KUALA LUMPUR: President Barack Obama has postponed a visit to Malaysia due to the US government shutdown, Prime Minister Datuk Seri Najib Razak said on Wednesday. Obama was set to visit Malaysia for an address scheduled for Oct 11 as part of a four-country swing through South-East Asia including international summits in Indonesia and Brunei.
It is not immediately clear whether the budget crisis in Washington will affect the rest of the US president's long-planned trip to Asia. State news agency Bernama and other media outlets quoted Najib as saying Obama's trip was now off. He would send Secretary of State John Kerry to Malaysia in his place, reports said. "Obama expressed his disappointment that he was unable to visit Malaysia as scheduled," Najib was quoted as saying by the Malaysian Insider news website.
"However, the Secretary of State John Kerry will come... as Obama's representative." A spokeswoman in Najib's office confirmed the reports, saying Kerry would step in for Obama during his planned speech at an entrepreneurs summit in Kuala Lumpur on Oct 11, but declined further comment. The US president was also due to attend back-to-back summits of the Asia-Pacific Economic Cooperation (APEC) bloc on the Indonesian island of Bali and an East Asia summit in Brunei next week.
The Philippine government refused to comment on whether a planned stop by Obama in Manila would be affected. "As of yesterday, the trip was still proceeding and pushing through. But given the situation (in the United States) we would certainly understand if they had to cancel," Philippine government spokesman Ricky Carandang told AFP. The White House has not yet announced any changes to Obama's travel plans. White House spokesman Jay Carney on Tuesday said:
"We have no changes to announce to the president's schedule" It was reported earlier that a number of US government websites and Twitter feeds have been suspended due to a partial US government shutdown. Nasa's website was unavailable as non-essential services were closed, and the White House web page was not being updated, after a lapse in federal funding. The US Department of Homeland Security was not responding to public emails submitted via its website.
US government employees affected by the shutdown were not able to access email. Republican opposition to President Obama's healthcare reform law, the Affordable Care Act, lead to the the government shutdown yesterday. The act, known also as Obamacare, has caused legislative deadlock. Congress failed to pass legislation to fund the government on Monday. Workers' email access suspended Thousands of federal workers who had been sent home yesterday were barred from accessing work emails as part of US government policy.
The same US law which gave the legal basis for the shutdown, the Antideficiency Act, also prohibited work "via mobile devices or remote computer connections" for employees who had been sent home. Communications channels for members of the public were also affected by the shutdown. US citizens can normally use federal websites and Twitter feeds to put queries to government institutions.
Yesterday, email questions from the public were not being processed by US bodies including the US Department of Justice and the Department of Homeland Security. "Due to the lapse in government funding, information on this website will not be routinely updated, the transactions submitted via the website may not be processed, and the department may not be able to respond to inquiries until funding has been restored," read a notice on the Department of Justice site.

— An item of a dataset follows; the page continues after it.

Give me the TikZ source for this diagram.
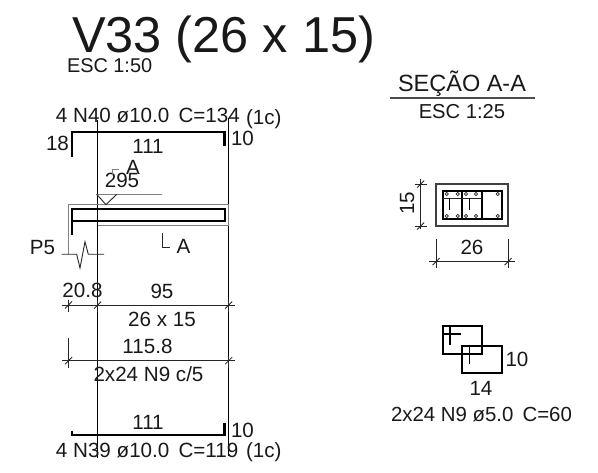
\documentclass[tikz,border=0pt]{standalone}
\usepackage{fontspec}
\setmainfont{Liberation Sans}
\newcommand{\fs}[1]{\fontsize{#1}{#1}\selectfont}
\tikzset{
  lab/.style={inner sep=0pt,outer sep=0pt,anchor=base,font=\fs{20.6},text=black!90},
  labw/.style={lab,anchor=base west},
  thin line/.style={line width=0.9pt,draw=black!85},
  axis line/.style={line width=1.5pt,draw=black},
  gray line/.style={line width=1.2pt,draw=black!50},
  bar/.style={line width=2.1pt,draw=black},
  tickm/.style={line width=0.8pt,draw=black!85},
  hole/.style={circle,draw=black!85,line width=0.7pt,inner sep=0pt,minimum size=3.2pt}
}
\newcommand{\tkh}[2]{\draw[tickm] (#1-3.5,#2+3.5) -- (#1+3.5,#2-3.5); \draw[tickm] (#1,#2-5) -- (#1,#2+7);}
\newcommand{\tkv}[2]{\draw[tickm] (#1-3.5,#2+3.5) -- (#1+3.5,#2-3.5); \draw[tickm] (#1-6,#2) -- (#1+6,#2);}
\begin{document}
\begin{tikzpicture}[x=1pt,y=-1pt]
\useasboundingbox (0,0) rectangle (598,473);
\fill[white] (0,0) rectangle (598,473);
% titles
\node[labw,font=\fs{50.5}] (title) at (72,53) {V33 (26 x 15)};
\node[labw,font=\fs{19.9}] (esc50) at (67,73) {ESC 1:50};
\node[lab,font=\fs{23.5}] (sec) at (462,92) {SEÇÃO A-A};
\draw[gray line,draw=black!70] (390,98) -- (535,98);
\node[lab,font=\fs{20.2}] (esc25) at (462,119) {ESC 1:25};
% beam elevation
\coordinate (vl1) at (97.7,120); \coordinate (vl2) at (97.7,458);
\coordinate (vr1) at (228.7,118); \coordinate (vr2) at (228.7,456);
\draw[axis line] (vl1) -- (vl2);
\draw[axis line] (vr1) -- (vr2);
\draw[gray line] (68.3,254) -- (68.3,204.7) -- (228.7,204.7) -- (228.7,225.6) -- (97.7,225.6);
\draw[bar] (72,235) -- (72,209) -- (224.7,209) -- (224.7,220.7) -- (72,220.7);
% top and bottom bars
\draw[bar] (72,157) -- (72,132) -- (224.5,132) -- (224.5,146);
\draw[bar] (72,431) -- (72,435) -- (224.5,435) -- (224.5,423);
\node[labw] (n40) at (56,123) {4 N40 ø10.0\, C=134};
\node[labw] (c1a) at (246,125) {(1c)};
\node[lab] (d18) at (57.5,151) {18};
\node[lab] (d111a) at (148,154) {111};
\node[labw] (d10a) at (231,146) {10};
\node[lab] (d295) at (122,188) {295};
\node[lab] (d111b) at (148,430) {111};
\node[labw] (d10b) at (231,438) {10};
\node[labw] (n39) at (56,458) {4 N39 ø10.0\, C=119};
\node[labw] (c1b) at (246,458) {(1c)};
% level mark
\draw[gray line,line width=0.9pt] (96,194.3) -- (161.7,194.3);
\draw[thin line] (96.7,194.3) -- (106,204.7) -- (116.7,194.3);
% section marks
\draw[gray line,line width=0.9pt] (119,169) -- (112.3,169) -- (112.3,175);
\node[lab] (aa) at (133,175) {A};
\draw[thin line] (162.7,233) -- (162.7,247) -- (170,247);
\node[lab] (ab) at (183.5,254) {A};
% break line
\draw[thin line] (61.7,254.3) -- (76.7,254.3) -- (80,268) -- (85,241.7) -- (88.3,254.3) -- (104,254.3);
\node[lab] (p5) at (42.5,255) {P5};
% dimensions
\draw[thin line] (61.7,305) -- (235,305);
\draw[thin line] (61.7,360.7) -- (235,360.7);
\draw[thin line] (68.5,338) -- (68.5,368);
\tkh{68.5}{305}\tkh{97.7}{305}\tkh{228.7}{305}
\tkh{68.5}{360.7}\tkh{228.7}{360.7}
\node[lab] (d208) at (82.5,298) {20.8};
\node[lab] (d95) at (162,299) {95};
\node[lab] (d2615) at (162,327) {26 x 15};
\node[lab] (d1158) at (147.5,354) {115.8};
\node[lab] (n9) at (148.5,382) {2x24 N9 c/5};
% section
\draw[gray line,draw=black!75] (436,184) rectangle (508,226);
\draw[bar,line width=2pt] (442.7,191) rectangle (501.7,219.3);
\draw[bar,line width=1.7pt] (462.3,191) -- (462.3,219.3);
\draw[bar,line width=1.7pt] (481.7,191) -- (481.7,219.3);
\draw[thin line] (442.7,198) -- (481.7,198);
\draw[bar,line width=1.5pt] (449.3,198) -- (449.3,210);
\draw[bar,line width=1.5pt] (469.3,198) -- (469.3,210);
\foreach \hx in {446.7,457.7,466,476,497.7}{
  \node[hole] at (\hx,194) {};
  \node[hole] at (\hx,216) {};
}
\draw[thin line] (420.7,179) -- (420.7,229);
\tkv{420.7}{184}\tkv{420.7}{226}
\node[lab,rotate=90,anchor=base] (d15) at (414,203.5) {15};
\draw[thin line] (429,261.7) -- (515,261.7);
\draw[thin line] (436,239) -- (436,268);
\draw[thin line] (508,239) -- (508,268);
\tkv{436}{261.7}\tkv{508}{261.7}
\node[lab] (d26) at (472,255) {26};
% stirrup detail
\draw[bar,line width=1.8pt] (443.3,326) rectangle (481.7,354.3);
\draw[bar,line width=1.8pt] (462.3,345.7) rectangle (501.7,373.3);
\draw[bar,line width=1.2pt] (450,326) -- (450,345);
\draw[bar,line width=1.2pt] (443.3,334) -- (460.7,334);
\draw[bar,line width=1.2pt] (469.3,345.7) -- (469.3,364.3);
\draw[bar,line width=1.2pt] (462.3,353.3) -- (480,353.3);
\node[lab] (d10c) at (517,367) {10};
\node[lab] (d14) at (481,396) {14};
\node[lab,font=\fs{20.4}] (n9b) at (481.5,422) {2x24 N9 ø5.0\, C=60};
\end{tikzpicture}
\end{document}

People trying to reach Nasa's main website were redirected to a US government notice explaining that the page was not available. Other federal websites such as the US Department of Agriculture and the US Census Bureau displayed holding pages. Dozens of Twitter feeds, including tweets from the National Park Service for the Statue of Liberty, were stopped. Smaller federal institutions such as the Smithsonian National Zoo were affected by the shutdown.
The zoo's webcams, which normally stream images of giant pandas, cheetahs, flamingos, and naked mole rats, were also down. "None of our live animal cams will broadcast," said a notice on the Smithsonian National Zoo web page. "The cams require federal resources, primarily staff, to run and broadcast. They've been deemed non-essential during the shutdown."